(REQUIRED WORK)
Copy out every line of the data exactly.

****************************************

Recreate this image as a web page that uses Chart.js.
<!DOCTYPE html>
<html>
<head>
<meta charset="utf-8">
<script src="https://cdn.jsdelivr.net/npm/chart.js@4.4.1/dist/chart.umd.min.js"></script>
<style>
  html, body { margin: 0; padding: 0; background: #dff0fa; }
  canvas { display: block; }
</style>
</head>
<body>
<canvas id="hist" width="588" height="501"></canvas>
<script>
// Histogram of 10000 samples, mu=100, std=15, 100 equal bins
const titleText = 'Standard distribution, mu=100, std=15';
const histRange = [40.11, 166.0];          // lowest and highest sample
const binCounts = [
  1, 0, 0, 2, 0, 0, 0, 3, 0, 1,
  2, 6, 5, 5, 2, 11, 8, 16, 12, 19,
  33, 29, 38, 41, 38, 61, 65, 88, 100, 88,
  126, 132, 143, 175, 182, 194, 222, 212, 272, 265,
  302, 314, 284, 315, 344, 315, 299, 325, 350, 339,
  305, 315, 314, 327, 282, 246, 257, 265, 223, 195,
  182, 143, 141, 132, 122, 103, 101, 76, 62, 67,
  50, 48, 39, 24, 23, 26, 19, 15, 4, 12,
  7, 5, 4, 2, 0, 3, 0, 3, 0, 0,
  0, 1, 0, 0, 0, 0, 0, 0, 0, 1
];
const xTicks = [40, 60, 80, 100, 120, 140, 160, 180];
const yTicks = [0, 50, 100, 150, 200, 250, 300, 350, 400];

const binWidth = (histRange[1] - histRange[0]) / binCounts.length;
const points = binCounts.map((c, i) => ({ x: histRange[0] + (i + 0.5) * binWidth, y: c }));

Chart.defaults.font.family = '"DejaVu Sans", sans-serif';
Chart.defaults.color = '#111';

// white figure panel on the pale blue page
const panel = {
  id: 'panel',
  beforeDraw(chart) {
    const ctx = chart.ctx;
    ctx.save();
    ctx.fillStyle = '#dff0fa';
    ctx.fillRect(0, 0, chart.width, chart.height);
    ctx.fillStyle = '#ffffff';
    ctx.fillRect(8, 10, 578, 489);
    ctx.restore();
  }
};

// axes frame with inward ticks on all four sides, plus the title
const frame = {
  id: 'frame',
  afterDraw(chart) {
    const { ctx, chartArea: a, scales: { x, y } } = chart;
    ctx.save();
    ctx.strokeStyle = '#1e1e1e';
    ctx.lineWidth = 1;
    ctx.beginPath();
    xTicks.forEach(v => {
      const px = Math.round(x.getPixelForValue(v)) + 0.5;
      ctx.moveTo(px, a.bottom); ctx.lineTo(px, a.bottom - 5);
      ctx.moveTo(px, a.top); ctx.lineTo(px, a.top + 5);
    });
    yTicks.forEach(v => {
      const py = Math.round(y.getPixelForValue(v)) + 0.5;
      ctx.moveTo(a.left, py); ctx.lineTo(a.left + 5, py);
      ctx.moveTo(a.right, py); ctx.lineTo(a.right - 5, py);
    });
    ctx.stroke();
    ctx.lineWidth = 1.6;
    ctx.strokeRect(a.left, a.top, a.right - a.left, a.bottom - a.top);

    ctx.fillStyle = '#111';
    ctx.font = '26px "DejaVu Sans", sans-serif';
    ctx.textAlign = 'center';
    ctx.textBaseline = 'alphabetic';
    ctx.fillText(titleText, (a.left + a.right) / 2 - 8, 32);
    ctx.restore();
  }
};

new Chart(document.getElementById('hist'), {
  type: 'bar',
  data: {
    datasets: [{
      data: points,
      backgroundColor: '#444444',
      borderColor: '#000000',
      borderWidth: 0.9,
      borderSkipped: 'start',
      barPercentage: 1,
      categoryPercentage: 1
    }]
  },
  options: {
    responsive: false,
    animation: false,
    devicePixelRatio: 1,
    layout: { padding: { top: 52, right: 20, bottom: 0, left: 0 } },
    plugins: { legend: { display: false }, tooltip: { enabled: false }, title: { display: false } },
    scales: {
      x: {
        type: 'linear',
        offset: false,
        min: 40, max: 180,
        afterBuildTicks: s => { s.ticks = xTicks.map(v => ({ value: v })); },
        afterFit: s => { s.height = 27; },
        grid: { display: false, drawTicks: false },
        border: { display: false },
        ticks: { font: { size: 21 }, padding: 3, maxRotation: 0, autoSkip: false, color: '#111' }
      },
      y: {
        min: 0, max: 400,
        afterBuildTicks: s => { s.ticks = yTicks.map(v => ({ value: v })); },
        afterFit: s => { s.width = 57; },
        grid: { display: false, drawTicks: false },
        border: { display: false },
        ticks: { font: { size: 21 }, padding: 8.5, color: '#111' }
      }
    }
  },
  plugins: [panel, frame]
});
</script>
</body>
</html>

****************************************

(RESULT FOR THIS TASK)
Recreate this image as a web page that uses Chart.js.
<!DOCTYPE html>
<html>
<head>
<meta charset="utf-8">
<script src="https://cdn.jsdelivr.net/npm/chart.js@4.4.1/dist/chart.umd.min.js"></script>
<style>
  html, body { margin: 0; padding: 0; background: #dff0fa; }
  canvas { display: block; }
</style>
</head>
<body>
<canvas id="hist" width="588" height="501"></canvas>
<script>
// Histogram of 10000 samples, mu=100, std=15, 100 equal bins
const titleText = 'Standard distribution, mu=100, std=15';
const histRange = [40.11, 166.0];          // lowest and highest sample
const binCounts = [
  1, 0, 0, 2, 0, 0, 0, 3, 0, 1,
  2, 6, 5, 5, 2, 11, 8, 16, 12, 19,
  33, 29, 38, 41, 38, 61, 65, 88, 100, 88,
  126, 132, 143, 175, 182, 194, 222, 212, 272, 265,
  302, 314, 284, 315, 344, 315, 299, 325, 350, 339,
  305, 315, 314, 327, 282, 246, 257, 265, 223, 195,
  182, 143, 141, 132, 122, 103, 101, 76, 62, 67,
  50, 48, 39, 24, 23, 26, 19, 15, 4, 12,
  7, 5, 4, 2, 0, 3, 0, 3, 0, 0,
  0, 1, 0, 0, 0, 0, 0, 0, 0, 1
];
const xTicks = [40, 60, 80, 100, 120, 140, 160, 180];
const yTicks = [0, 50, 100, 150, 200, 250, 300, 350, 400];

const binWidth = (histRange[1] - histRange[0]) / binCounts.length;
const points = binCounts.map((c, i) => ({ x: histRange[0] + (i + 0.5) * binWidth, y: c }));

Chart.defaults.font.family = '"DejaVu Sans", sans-serif';
Chart.defaults.color = '#111';

// white figure panel on the pale blue page
const panel = {
  id: 'panel',
  beforeDraw(chart) {
    const ctx = chart.ctx;
    ctx.save();
    ctx.fillStyle = '#dff0fa';
    ctx.fillRect(0, 0, chart.width, chart.height);
    ctx.fillStyle = '#ffffff';
    ctx.fillRect(8, 10, 578, 489);
    ctx.restore();
  }
};

// axes frame with inward ticks on all four sides, plus the title
const frame = {
  id: 'frame',
  afterDraw(chart) {
    const { ctx, chartArea: a, scales: { x, y } } = chart;
    ctx.save();
    ctx.strokeStyle = '#1e1e1e';
    ctx.lineWidth = 1;
    ctx.beginPath();
    xTicks.forEach(v => {
      const px = Math.round(x.getPixelForValue(v)) + 0.5;
      ctx.moveTo(px, a.bottom); ctx.lineTo(px, a.bottom - 5);
      ctx.moveTo(px, a.top); ctx.lineTo(px, a.top + 5);
    });
    yTicks.forEach(v => {
      const py = Math.round(y.getPixelForValue(v)) + 0.5;
      ctx.moveTo(a.left, py); ctx.lineTo(a.left + 5, py);
      ctx.moveTo(a.right, py); ctx.lineTo(a.right - 5, py);
    });
    ctx.stroke();
    ctx.lineWidth = 1.6;
    ctx.strokeRect(a.left, a.top, a.right - a.left, a.bottom - a.top);

    ctx.fillStyle = '#111';
    ctx.font = '26px "DejaVu Sans", sans-serif';
    ctx.textAlign = 'center';
    ctx.textBaseline = 'alphabetic';
    ctx.fillText(titleText, (a.left + a.right) / 2 - 8, 32);
    ctx.restore();
  }
};

new Chart(document.getElementById('hist'), {
  type: 'bar',
  data: {
    datasets: [{
      data: points,
      backgroundColor: '#444444',
      borderColor: '#000000',
      borderWidth: 0.9,
      borderSkipped: 'start',
      barPercentage: 1,
      categoryPercentage: 1
    }]
  },
  options: {
    responsive: false,
    animation: false,
    devicePixelRatio: 1,
    layout: { padding: { top: 52, right: 20, bottom: 0, left: 0 } },
    plugins: { legend: { display: false }, tooltip: { enabled: false }, title: { display: false } },
    scales: {
      x: {
        type: 'linear',
        offset: false,
        min: 40, max: 180,
        afterBuildTicks: s => { s.ticks = xTicks.map(v => ({ value: v })); },
        afterFit: s => { s.height = 27; },
        grid: { display: false, drawTicks: false },
        border: { display: false },
        ticks: { font: { size: 21 }, padding: 3, maxRotation: 0, autoSkip: false, color: '#111' }
      },
      y: {
        min: 0, max: 400,
        afterBuildTicks: s => { s.ticks = yTicks.map(v => ({ value: v })); },
        afterFit: s => { s.width = 57; },
        grid: { display: false, drawTicks: false },
        border: { display: false },
        ticks: { font: { size: 21 }, padding: 8.5, color: '#111' }
      }
    }
  },
  plugins: [panel, frame]
});
</script>
</body>
</html>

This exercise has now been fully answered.